The effects of quantitative tightening
Quantitative easing led to sharp declines in the amount of borrowing that banks have needed. As shown in figure 1 nearby, borrowing (that is, from sources other than deposits) as a share of total liabilities generally declined for both small and large banks during the Fed’s balance sheet expansions (based on data from the Fed’s weekly H.8 report). In the absence of a change in the Fed’s balance sheet reduction plans, we expect that quantitative tightening will reduce deposits, leading to increased borrowing by banks.
When the Fed engages in quantitative easing, it exchanges securities held by individuals and institutions for bank deposits.
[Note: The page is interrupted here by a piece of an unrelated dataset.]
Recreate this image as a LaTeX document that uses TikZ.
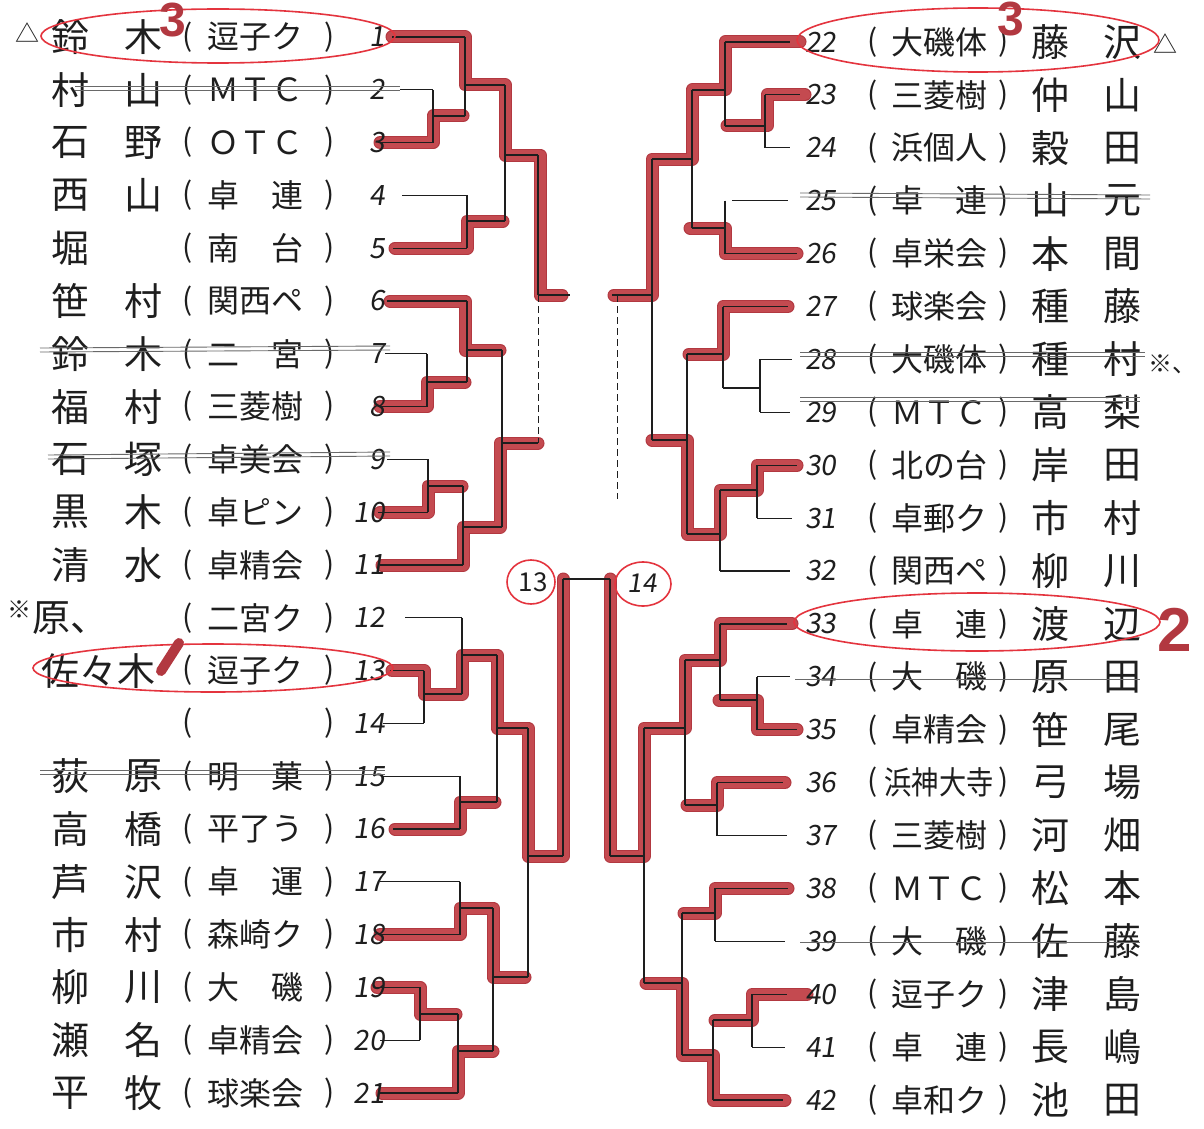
\documentclass[tikz,border=0pt]{standalone}
\usepackage{fontspec}
\newfontfamily\jp{Noto Sans CJK JP}
\newfontfamily\jpnum[FakeSlant=0.15]{Noto Sans CJK JP}
\newfontfamily\mk{Liberation Sans}
\definecolor{mred}{RGB}{196,74,80}
\definecolor{mredE}{RGB}{178,56,64}
\definecolor{ered}{RGB}{228,52,62}
\definecolor{ink}{RGB}{30,30,30}
\definecolor{strk}{RGB}{105,105,105}
\tikzset{
 redpath/.style={draw=mredE, line width=13pt, line cap=round, line join=round,
   postaction={draw=mred, line width=11pt, line cap=round, line join=round}},
 bline/.style={draw=ink, line width=1.2pt},
 dline/.style={draw=ink, line width=0.9pt, dash pattern=on 7pt off 4pt},
 nm/.style={font=\jp\fontsize{38}{38}\selectfont, text=ink, inner sep=0pt},
 cl/.style={font=\jp\fontsize{32}{32}\selectfont, text=ink, inner sep=0pt},
 pr/.style={font=\jp\fontsize{30}{30}\selectfont, text=ink, inner sep=0pt},
 num/.style={font=\jpnum\fontsize{28}{28}\selectfont, text=ink, inner sep=0pt},
 oval/.style={draw=ered, line width=1.6pt},
 strike/.style={draw=strk, line width=0.9pt},
 redmk/.style={font=\mk\bfseries\fontsize{48}{48}\selectfont, text=mredE, inner sep=0pt},
 sym/.style={font=\jp\fontsize{24}{24}\selectfont, text=ink, inner sep=0pt}
}
\newcommand\LeftRow[6]{%
 \node[nm] (L#1a) at (70,#2) {#3};
 \node[nm] (L#1b) at (143,#2) {#4};
 \node[pr] (L#1o) at (188,#2) {(};
 \node[cl] (L#1c) at (255,#2) {#5};
 \node[pr] (L#1p) at (330,#2) {)};
 \node[num,anchor=east] (L#1n) at (385,#2) {#6};}
\newcommand\RightRow[6]{%
 \node[num,anchor=west] (R#1n) at (805,#2) {#6};
 \node[pr] (R#1o) at (873,#2) {(};
 \node[cl] (R#1c) at (939,#2) {#3};
 \node[pr] (R#1p) at (1004,#2) {)};
 \node[nm] (R#1a) at (1050,#2) {#4};
 \node[nm] (R#1b) at (1122,#2) {#5};}
\begin{document}
\begin{tikzpicture}[x=1pt,y=-1pt]
\useasboundingbox (0,0) rectangle (1204,1129);
\fill[white] (0,0) rectangle (1204,1129);

% ---------- red progress strokes ----------
\draw[redpath] (392,37)--(465,37)--(465,85)--(505,85)--(505,155)--(540,155)--(540,295)--(562,295);
\draw[redpath] (380,142.6)--(433,142.6)--(433,116)--(463,116);
\draw[redpath] (395,248.2)--(467,248.2)--(467,221)--(503,221);
\draw[redpath] (390,301)--(465,301)--(465,350)--(500,350);
\draw[redpath] (380,406.6)--(427,406.6)--(427,382)--(465,382);
\draw[redpath] (380,512.2)--(428,512.2)--(428,486)--(462,486);
\draw[redpath] (382,565)--(463,565)--(463,527)--(500,527)--(500,443)--(538,443);
\draw[redpath] (392,670.6)--(424,670.6)--(424,694)--(462,694)--(462,655)--(497,655)--(497,728)--(528,728)--(528,856)--(563,856)--(563,579);
\draw[redpath] (395,829)--(460,829)--(460,802)--(495,802);
\draw[redpath] (380,934.6)--(460,934.6)--(460,908)--(493,908)--(493,977)--(525,977);
\draw[redpath] (377,987.4)--(420,987.4)--(420,1014)--(456,1014);
\draw[redpath] (382,1093)--(458,1093)--(458,1051)--(493,1051);

\draw[redpath] (800,42)--(725,42)--(725,90)--(692,90)--(692,159)--(652,159)--(652,295)--(614,295);
\draw[redpath] (805,94.9)--(767,94.9)--(767,126)--(727,126);
\draw[redpath] (797,253.6)--(725,253.6)--(725,228)--(690,228);
\draw[redpath] (788,306.5)--(723,306.5)--(723,354)--(689,354);
\draw[redpath] (797,465.2)--(757,465.2)--(757,490)--(720,490)--(720,534)--(687,534)--(687,440)--(652,440);
\draw[redpath] (792,623.9)--(720,623.9)--(720,660)--(685,660)--(685,728)--(644,728)--(644,856)--(610,856)--(610,579);
\draw[redpath] (797,729.7)--(757,729.7)--(757,700)--(719,700);
\draw[redpath] (785,782.6)--(717,782.6)--(717,805)--(687,805);
\draw[redpath] (788,888.4)--(715,888.4)--(715,913)--(684,913);
\draw[redpath] (807,994.2)--(752,994.2)--(752,1020)--(715,1020);
\draw[redpath] (785,1100)--(713,1100)--(713,1055)--(682,1055)--(682,983)--(646,983);

% ---------- black bracket lines, left ----------
\draw[bline]
 (392,37)--(465,37)
 (400,89.8)--(433,89.8)
 (378,142.6)--(433,142.6)
 (433,89.8)--(433,142.6) (433,116)--(465,116)
 (465,37)--(465,116) (465,85)--(505,85)
 (402,195.4)--(467,195.4)
 (393,248.2)--(467,248.2)
 (467,195.4)--(467,248.2) (467,221)--(505,221)
 (505,85)--(505,221) (505,155)--(538,155)
 (538,155)--(538,295) (538,295)--(570,295)
 (387,301)--(467,301)
 (385,353.8)--(427,353.8)
 (378,406.6)--(427,406.6)
 (427,353.8)--(427,406.6) (427,382)--(467,382)
 (467,301)--(467,382) (467,350)--(502,350)
 (387,459.4)--(428,459.4)
 (378,512.2)--(428,512.2)
 (428,459.4)--(428,512.2) (428,486)--(463,486)
 (380,565)--(463,565)
 (463,486)--(463,565) (463,527)--(502,527)
 (502,350)--(502,527) (502,443)--(538,443)
 (405,617.8)--(462,617.8)
 (390,670.6)--(424,670.6)
 (383,723.4)--(424,723.4)
 (424,670.6)--(424,723.4) (424,694)--(462,694)
 (462,617.8)--(462,694) (462,655)--(497,655)
 (383,776.2)--(460,776.2)
 (393,829)--(460,829)
 (460,776.2)--(460,829) (460,802)--(497,802)
 (497,655)--(497,802) (497,728)--(528,728)
 (380,881.8)--(460,881.8)
 (378,934.6)--(460,934.6)
 (460,881.8)--(460,934.6) (460,908)--(493,908)
 (375,987.4)--(420,987.4)
 (380,1040.2)--(420,1040.2)
 (420,987.4)--(420,1040.2) (420,1014)--(458,1014)
 (380,1093)--(458,1093)
 (458,1014)--(458,1093) (458,1051)--(493,1051)
 (493,908)--(493,1051) (493,977)--(528,977)
 (528,728)--(528,977) (528,856)--(563,856)
 (563,579)--(563,856) (563,579)--(610,579);
\draw[dline] (538,295)--(538,443);

% ---------- black bracket lines, right ----------
\draw[bline]
 (725,42)--(790,42)
 (765,94.9)--(800,94.9)
 (765,147.8)--(790,147.8)
 (765,94.9)--(765,147.8) (765,126)--(725,126)
 (725,42)--(725,126) (725,90)--(692,90)
 (732,200.7)--(788,200.7)
 (725,253.6)--(797,253.6)
 (725,200.7)--(725,253.6) (725,228)--(692,228)
 (692,90)--(692,228) (692,159)--(652,159)
 (723,306.5)--(788,306.5)
 (760,359.4)--(792,359.4)
 (760,412.3)--(790,412.3)
 (760,359.4)--(760,412.3) (760,388)--(723,388)
 (723,306.5)--(723,388) (723,354)--(687,354)
 (757,465.2)--(797,465.2)
 (757,518.1)--(792,518.1)
 (757,465.2)--(757,518.1) (757,490)--(720,490)
 (720,571)--(790,571)
 (720,490)--(720,571) (720,534)--(687,534)
 (687,354)--(687,534) (687,440)--(652,440)
 (652,159)--(652,440) (652,295)--(612,295)
 (720,623.9)--(787,623.9)
 (757,676.8)--(790,676.8)
 (757,729.7)--(797,729.7)
 (757,676.8)--(757,729.7) (757,700)--(720,700)
 (720,623.9)--(720,700) (720,660)--(685,660)
 (717,782.6)--(783,782.6)
 (717,835.5)--(787,835.5)
 (717,782.6)--(717,835.5) (717,805)--(685,805)
 (685,660)--(685,805) (685,728)--(644,728)
 (715,888.4)--(788,888.4)
 (715,941.3)--(785,941.3)
 (715,888.4)--(715,941.3) (715,913)--(682,913)
 (752,994.2)--(787,994.2)
 (752,1047.1)--(785,1047.1)
 (752,994.2)--(752,1047.1) (752,1020)--(713,1020)
 (713,1100)--(783,1100)
 (713,1020)--(713,1100) (713,1055)--(682,1055)
 (682,913)--(682,1055) (682,983)--(644,983)
 (644,728)--(644,983) (644,856)--(610,856)
 (610,579)--(610,856);
\draw[dline] (617,295)--(617,499);

% ---------- left entries ----------
\LeftRow{1}{37}{鈴}{木}{逗子ク}{1}
\LeftRow{2}{89.8}{村}{山}{ＭＴＣ}{2}
\LeftRow{3}{142.6}{石}{野}{ＯＴＣ}{3}
\LeftRow{4}{195.4}{西}{山}{卓　連}{4}
\LeftRow{5}{248.2}{堀}{}{南　台}{5}
\LeftRow{6}{301}{笹}{村}{関西ペ}{6}
\LeftRow{7}{353.8}{鈴}{木}{二　宮}{7}
\LeftRow{8}{406.6}{福}{村}{三菱樹}{8}
\LeftRow{9}{459.4}{石}{塚}{卓美会}{9}
\LeftRow{10}{512.2}{黒}{木}{卓ピン}{10}
\LeftRow{11}{565}{清}{水}{卓精会}{11}
\LeftRow{12}{617.8}{原、}{}{二宮ク}{12}
\LeftRow{13}{670.6}{}{}{逗子ク}{13}
\LeftRow{14}{723.4}{}{}{}{14}
\LeftRow{15}{776.2}{荻}{原}{明　菓}{15}
\LeftRow{16}{829}{高}{橋}{平了う}{16}
\LeftRow{17}{881.8}{芦}{沢}{卓　運}{17}
\LeftRow{18}{934.6}{市}{村}{森崎ク}{18}
\LeftRow{19}{987.4}{柳}{川}{大　磯}{19}
\LeftRow{20}{1040.2}{瀬}{名}{卓精会}{20}
\LeftRow{21}{1093}{平}{牧}{球楽会}{21}
\node[nm] (L13x) at (98,670.6) {佐々木};
\node[sym] (Ltri) at (27,33) {△};
\node[sym] (Lkome) at (20,610) {※};

% ---------- right entries ----------
\RightRow{22}{42}{大磯体}{藤}{沢}{22}
\RightRow{23}{94.9}{三菱樹}{仲}{山}{23}
\RightRow{24}{147.8}{浜個人}{穀}{田}{24}
\RightRow{25}{200.7}{卓　連}{山}{元}{25}
\RightRow{26}{253.6}{卓栄会}{本}{間}{26}
\RightRow{27}{306.5}{球楽会}{種}{藤}{27}
\RightRow{28}{359.4}{大磯体}{種}{村}{28}
\RightRow{29}{412.3}{ＭＴＣ}{高}{梨}{29}
\RightRow{30}{465.2}{北の台}{岸}{田}{30}
\RightRow{31}{518.1}{卓郵ク}{市}{村}{31}
\RightRow{32}{571}{関西ペ}{柳}{川}{32}
\RightRow{33}{623.9}{卓　連}{渡}{辺}{33}
\RightRow{34}{676.8}{大　磯}{原}{田}{34}
\RightRow{35}{729.7}{卓精会}{笹}{尾}{35}
\RightRow{36}{782.6}{\scalebox{0.85}[1]{浜神大寺}}{弓}{場}{36}
\RightRow{37}{835.5}{三菱樹}{河}{畑}{37}
\RightRow{38}{888.4}{ＭＴＣ}{松}{本}{38}
\RightRow{39}{941.3}{大　磯}{佐}{藤}{39}
\RightRow{40}{994.2}{逗子ク}{津}{島}{40}
\RightRow{41}{1047.1}{卓　連}{長}{嶋}{41}
\RightRow{42}{1100}{卓和ク}{池}{田}{42}
\node[sym] (Rtri) at (1165,44) {△};
\node[sym] (Rkome) at (1172,364) {※、};

% ---------- strike-throughs ----------
\draw[strike] (75,86.5)--(400,86.5) (75,90.5)--(400,90.5);
\draw[strike] (40,348)--(390,346) (40,352)--(390,350);
\draw[strike] (48,455)--(390,452) (48,459)--(390,456);
\draw[strike] (40,770)--(385,770) (40,774)--(385,774);
\draw[strike] (800,193)--(1150,195) (800,197)--(1150,199);
\draw[strike] (800,352)--(1145,352) (800,356)--(1145,356);
\draw[strike] (800,397)--(1140,397) (800,401)--(1140,401);
\draw[strike] (795,679)--(1140,679);
\draw[strike] (800,942)--(1140,942);

% ---------- red ovals and marks ----------
\draw[oval] (218,36) ellipse [x radius=177, y radius=27];
\draw[oval] (213,668) ellipse [x radius=180, y radius=24];
\draw[oval] (978,40) ellipse [x radius=181, y radius=32];
\draw[oval] (977,622) ellipse [x radius=183, y radius=29];
\draw[oval] (531,582) ellipse [x radius=24, y radius=22];
\draw[oval] (643,584) ellipse [x radius=28, y radius=22];
\node[font=\jp\fontsize{26}{26}\selectfont, text=ink, inner sep=0pt] (f13) at (533,582) {13};
\node[font=\jpnum\fontsize{26}{26}\selectfont, text=ink, inner sep=0pt] (f14) at (642,583) {14};
\node[redmk] (m3l) at (173,20) {3};
\node[redmk] (m3r) at (1011,19) {3};
\node[redmk, font=\mk\bfseries\fontsize{62}{62}\selectfont] (m2) at (1175,630) {2};
\draw[draw=mredE, line width=10pt, line cap=round] (161,671) -- (179,643);
\end{tikzpicture}
\end{document}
The sellers who receive the deposits may leave them with the bank or, more likely, invest in other products that recirculate to banks (towards the end of the last round of quantitative easing, many of those funds were lent back to the Fed through its Overnight Reverse Repurchase facility which, for the sake of simplicity, we will ignore in this note). The process, while not symmetrical, largely works in reverse in quantitative tightening. When the Fed allows Treasury securities to mature, the U.S. Treasury must issue more debt to the public. By switching from lending to businesses to lending to the U.S. Treasury, investors deplete bank deposits.
Alternative lenders
Prior to the global financial crisis, banks borrowed in a robust short-term funding market from other banks and from short term institutional investors such as money market mutual funds. Activity in this market has been severely reduced by a combination of factors. The Fed’s quantitative easing, described above, reduced banks need to borrow from other sources. Regulations have discouraged participation in the market for both borrowers and lenders: the liquidity coverage ratio reduces the attractiveness of short-term borrowing, MMMF reform led to a contraction in lending to banks, and bank stress testing made unsecured lending costly. While these regulations have made banks less susceptible to funding shocks, they have also reduced banks’ ability to manage the normal short-term cash volatility that is inherent in the maturity transformation that lies at the heart of the banking system.
Figures 2 and 3 show how dramatically bank borrowing has changed since the 2008-09 global financial crisis. As shown in figure 2, interbank loans dropped precipitously during the global financial crisis and, since the finalization of LCR rules announced in early 2013, have remained close to zero according to the Federal Reserve. Money market fund reforms in 2016, which discouraged investment in prime MMMFs (funds that are allowed to lend to banks) led to a reduction in prime MMMF assets by two-thirds, shown in Chart 3. The remaining prime MMMF lending is reportedly now almost entirely to foreign banks and nonbank institutions that need dollar funding.
With the banking system reserves still high from prior rounds of quantitative easing, the lack of private sector sources of short-term funding has not been a concern. As the Fed normalizes its balance sheet however, banks increasingly need a flexible source of funding even if the normalization process stops when reserves are, from a monetary policy perspective, still “ample.”
Liquidity regulations that encourage banks to step back from unsecured interbank borrowing leave open one avenue for short-term borrowing that does not incur prohibitive capital costs: FHLB advances. Bank borrowing from FHLBs is securitized and considered a stable source of funding; and so requires less capital to be held against those balances. While a portion of bank demand for FHLB advances is invariant to the economic environment (that is, it is part of banks’ routine efforts to maintain diversified funding sources), aggregate bank demand for FHLB advances has been inversely correlated with changes in the size of the Fed’s balance sheet. Chart 4 shows the relationship between changes in the Fed’s balance sheet (that is, deposit creation and destruction) and FHLB advances. When the Fed creates deposits, banks need to borrow less from other sources and when the Fed reduces the supply of deposits, banks turn to the FHLBs to maintain stable balance sheets. The correlation coefficient for the two series since 2005 is -0.5.
The negative correlation between Fed’s quantitative policies and FHLB lending could be construed as detrimental to the implementation of monetary policy. Instead, FHLB advances should be viewed as aiding policy implementation by allowing the Fed to change its balance sheet policies without disrupting banks’ long-term financing of economic activity. Since 2009, the Fed’s balance sheet has been used to reinforce or reset expectations of interest rate policies. FHLB advances ensure that banks can consistently provide long-term loans, helping to ensure stable long-term economic growth.
Conclusion
Given the Fed’s still-large balance sheet and benign economic conditions, quantitative tightening is likely to continue for quite a while. The contraction in the Fed’s balance sheet will increase banks’ need for borrowing from sources other than depositors. Given the regulatory attractiveness of FHLB advances, banks are very likely to increase their demand. It’s worth keeping these drivers in mind given periodic commentary suggesting that bank use of FHLBs is a sign of weakness or that FHLB demand is the result of the perception that the FHLB funding is guaranteed by the U.S. government. The reality is that the Fed has crowded out other lenders, and that regulators broadly have discouraged bank borrowing from non-FHLB sources.
Jeff Huther is VP for banking and economic policy research at ABA.